>>

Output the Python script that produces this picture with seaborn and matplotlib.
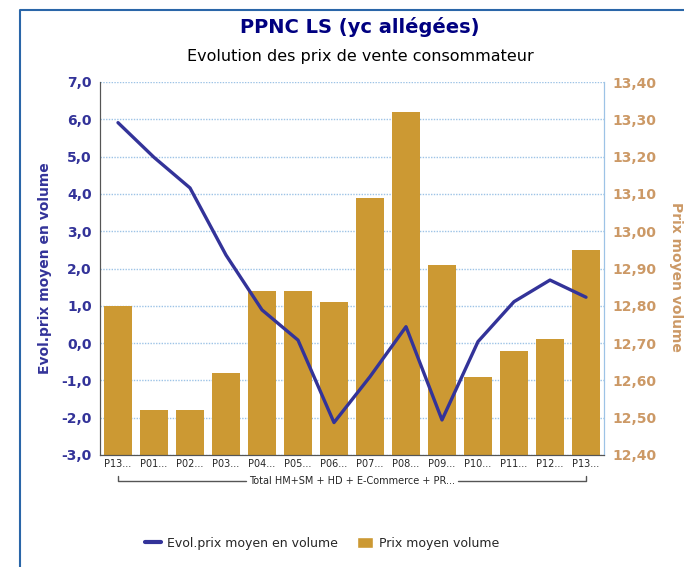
import numpy as np
import pandas as pd
import seaborn as sns
import matplotlib.pyplot as plt
from matplotlib.ticker import FuncFormatter, MultipleLocator
from matplotlib.lines import Line2D
from matplotlib.patches import Patch

# Données
periodes = ["P13...", "P01...", "P02...", "P03...", "P04...", "P05...", "P06...",
            "P07...", "P08...", "P09...", "P10...", "P11...", "P12...", "P13..."]
evol_prix = [5.91, 4.98, 4.16, 2.36, 0.89, 0.08, -2.13, -0.90, 0.44, -2.06, 0.04, 1.11, 1.69, 1.23]
prix_moyen = [12.80, 12.52, 12.52, 12.62, 12.84, 12.84, 12.81, 13.09, 13.32, 12.91, 12.61, 12.68, 12.71, 12.95]
groupe = "Total HM+SM + HD + E-Commerce + PR..."

couleur_ligne = "#333399"
couleur_barre = "#CC9933"
couleur_droite = "#CC9966"
couleur_grille = "#9dc3e6"

df = pd.DataFrame({"pos": np.arange(len(periodes)), "evol": evol_prix, "prix": prix_moyen})

sns.set_style("white")
plt.rcParams["font.family"] = ["DejaVu Sans"]

fig = plt.figure(figsize=(6.84, 5.67), dpi=100)
ax = fig.add_axes([100 / 684, 1 - 455 / 567, 504 / 684, 373 / 567])
ax2 = ax.twinx()

# Barres (axe droit)
sns.barplot(data=df, x="pos", y="prix", ax=ax2, color=couleur_barre, width=0.8,
            saturation=1, linewidth=0, zorder=2)
ax2.set_ylim(12.40, 13.40)
ax2.yaxis.set_major_locator(MultipleLocator(0.1))
ax2.yaxis.set_major_formatter(FuncFormatter(lambda v, p: f"{v:.2f}".replace(".", ",")))
ax2.grid(axis="y", color=couleur_grille, linestyle=(0, (1, 1)), linewidth=1)
ax2.set_axisbelow(True)
ax2.set_ylabel("")
ax2.set_xlabel("")

# Ligne (axe gauche)
ax.set_zorder(ax2.get_zorder() + 1)
ax.patch.set_visible(False)
sns.lineplot(data=df, x="pos", y="evol", ax=ax, color=couleur_ligne, linewidth=2.4)
ax.set_ylim(-3, 7)
ax.set_xlim(-0.5, len(periodes) - 0.5)
ax.yaxis.set_major_locator(MultipleLocator(1))
ax.yaxis.set_major_formatter(FuncFormatter(lambda v, p: f"{v:.1f}".replace(".", ",")))
ax.set_xticks(np.arange(len(periodes)))
ax.set_xticklabels(periodes, fontsize=7)
ax.set_xlabel("")
ax.set_ylabel("Evol.prix moyen en volume", fontsize=10, fontweight="bold", color=couleur_ligne, labelpad=7)

for t in ax.get_yticklabels():
    t.set_fontweight("bold")
    t.set_color(couleur_ligne)
    t.set_fontsize(10)
for t in ax2.get_yticklabels():
    t.set_fontweight("bold")
    t.set_color(couleur_droite)
    t.set_fontsize(10)
ax.tick_params(axis="y", length=0, pad=6)
ax2.tick_params(axis="y", length=0, pad=6)
ax.tick_params(axis="x", length=0, pad=3)
ax2.tick_params(axis="x", length=0, labelbottom=False)

# Axes : bordures
for a in (ax, ax2):
    a.spines["top"].set_visible(False)
    a.spines["left"].set_color("#555555")
    a.spines["bottom"].set_color("#555555")
    a.spines["right"].set_color(couleur_grille)

# Regroupement sous les étiquettes
trans = ax.get_xaxis_transform()
yb = -0.07
ax.plot([0, 0, 3.55], [yb + 0.013, yb, yb], color="#555555", lw=1, transform=trans, clip_on=False)
ax.plot([9.45, 13, 13], [yb, yb, yb + 0.013], color="#555555", lw=1, transform=trans, clip_on=False)
ax.text(6.5, yb, groupe, transform=trans, ha="center", va="center", fontsize=7)

# Titres
fig.text(360 / 684, 1 - 27 / 567, "PPNC LS (yc allégées)", ha="center", va="center",
         fontsize=14, fontweight="bold", color="#000080")
fig.text(360 / 684, 1 - 57 / 567, "Evolution des prix de vente consommateur", ha="center", va="center",
         fontsize=11.5, color="black")
fig.text(676 / 684, 1 - 277 / 567, "Prix moyen volume", ha="center", va="center", rotation=270,
         fontsize=10, fontweight="bold", color=couleur_droite)

# Cadre
fig.add_artist(Line2D([20 / 684, 20 / 684, 1], [0, 1 - 10 / 567, 1 - 10 / 567],
                      color="#2a66a8", lw=1.5))

# Légende
handles = [Line2D([0], [0], color=couleur_ligne, lw=3),
           Patch(facecolor=couleur_barre)]
fig.legend(handles, ["Evol.prix moyen en volume", "Prix moyen volume"], loc="center",
           bbox_to_anchor=(322 / 684, 1 - 543 / 567), ncol=2, frameon=False, fontsize=9,
           handlelength=1.3, handleheight=1.0, columnspacing=1.5, handletextpad=0.5)

fig.savefig("out.png", dpi=100)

<<

The request: Your task is to reproduce all of the material exactly. The pictures stay out.

Solution to this exercise:
Output the Python script that produces this picture with seaborn and matplotlib.
import numpy as np
import pandas as pd
import seaborn as sns
import matplotlib.pyplot as plt
from matplotlib.ticker import FuncFormatter, MultipleLocator
from matplotlib.lines import Line2D
from matplotlib.patches import Patch

# Données
periodes = ["P13...", "P01...", "P02...", "P03...", "P04...", "P05...", "P06...",
            "P07...", "P08...", "P09...", "P10...", "P11...", "P12...", "P13..."]
evol_prix = [5.91, 4.98, 4.16, 2.36, 0.89, 0.08, -2.13, -0.90, 0.44, -2.06, 0.04, 1.11, 1.69, 1.23]
prix_moyen = [12.80, 12.52, 12.52, 12.62, 12.84, 12.84, 12.81, 13.09, 13.32, 12.91, 12.61, 12.68, 12.71, 12.95]
groupe = "Total HM+SM + HD + E-Commerce + PR..."

couleur_ligne = "#333399"
couleur_barre = "#CC9933"
couleur_droite = "#CC9966"
couleur_grille = "#9dc3e6"

df = pd.DataFrame({"pos": np.arange(len(periodes)), "evol": evol_prix, "prix": prix_moyen})

sns.set_style("white")
plt.rcParams["font.family"] = ["DejaVu Sans"]

fig = plt.figure(figsize=(6.84, 5.67), dpi=100)
ax = fig.add_axes([100 / 684, 1 - 455 / 567, 504 / 684, 373 / 567])
ax2 = ax.twinx()

# Barres (axe droit)
sns.barplot(data=df, x="pos", y="prix", ax=ax2, color=couleur_barre, width=0.8,
            saturation=1, linewidth=0, zorder=2)
ax2.set_ylim(12.40, 13.40)
ax2.yaxis.set_major_locator(MultipleLocator(0.1))
ax2.yaxis.set_major_formatter(FuncFormatter(lambda v, p: f"{v:.2f}".replace(".", ",")))
ax2.grid(axis="y", color=couleur_grille, linestyle=(0, (1, 1)), linewidth=1)
ax2.set_axisbelow(True)
ax2.set_ylabel("")
ax2.set_xlabel("")

# Ligne (axe gauche)
ax.set_zorder(ax2.get_zorder() + 1)
ax.patch.set_visible(False)
sns.lineplot(data=df, x="pos", y="evol", ax=ax, color=couleur_ligne, linewidth=2.4)
ax.set_ylim(-3, 7)
ax.set_xlim(-0.5, len(periodes) - 0.5)
ax.yaxis.set_major_locator(MultipleLocator(1))
ax.yaxis.set_major_formatter(FuncFormatter(lambda v, p: f"{v:.1f}".replace(".", ",")))
ax.set_xticks(np.arange(len(periodes)))
ax.set_xticklabels(periodes, fontsize=7)
ax.set_xlabel("")
ax.set_ylabel("Evol.prix moyen en volume", fontsize=10, fontweight="bold", color=couleur_ligne, labelpad=7)

for t in ax.get_yticklabels():
    t.set_fontweight("bold")
    t.set_color(couleur_ligne)
    t.set_fontsize(10)
for t in ax2.get_yticklabels():
    t.set_fontweight("bold")
    t.set_color(couleur_droite)
    t.set_fontsize(10)
ax.tick_params(axis="y", length=0, pad=6)
ax2.tick_params(axis="y", length=0, pad=6)
ax.tick_params(axis="x", length=0, pad=3)
ax2.tick_params(axis="x", length=0, labelbottom=False)

# Axes : bordures
for a in (ax, ax2):
    a.spines["top"].set_visible(False)
    a.spines["left"].set_color("#555555")
    a.spines["bottom"].set_color("#555555")
    a.spines["right"].set_color(couleur_grille)

# Regroupement sous les étiquettes
trans = ax.get_xaxis_transform()
yb = -0.07
ax.plot([0, 0, 3.55], [yb + 0.013, yb, yb], color="#555555", lw=1, transform=trans, clip_on=False)
ax.plot([9.45, 13, 13], [yb, yb, yb + 0.013], color="#555555", lw=1, transform=trans, clip_on=False)
ax.text(6.5, yb, groupe, transform=trans, ha="center", va="center", fontsize=7)

# Titres
fig.text(360 / 684, 1 - 27 / 567, "PPNC LS (yc allégées)", ha="center", va="center",
         fontsize=14, fontweight="bold", color="#000080")
fig.text(360 / 684, 1 - 57 / 567, "Evolution des prix de vente consommateur", ha="center", va="center",
         fontsize=11.5, color="black")
fig.text(676 / 684, 1 - 277 / 567, "Prix moyen volume", ha="center", va="center", rotation=270,
         fontsize=10, fontweight="bold", color=couleur_droite)

# Cadre
fig.add_artist(Line2D([20 / 684, 20 / 684, 1], [0, 1 - 10 / 567, 1 - 10 / 567],
                      color="#2a66a8", lw=1.5))

# Légende
handles = [Line2D([0], [0], color=couleur_ligne, lw=3),
           Patch(facecolor=couleur_barre)]
fig.legend(handles, ["Evol.prix moyen en volume", "Prix moyen volume"], loc="center",
           bbox_to_anchor=(322 / 684, 1 - 543 / 567), ncol=2, frameon=False, fontsize=9,
           handlelength=1.3, handleheight=1.0, columnspacing=1.5, handletextpad=0.5)

fig.savefig("out.png", dpi=100)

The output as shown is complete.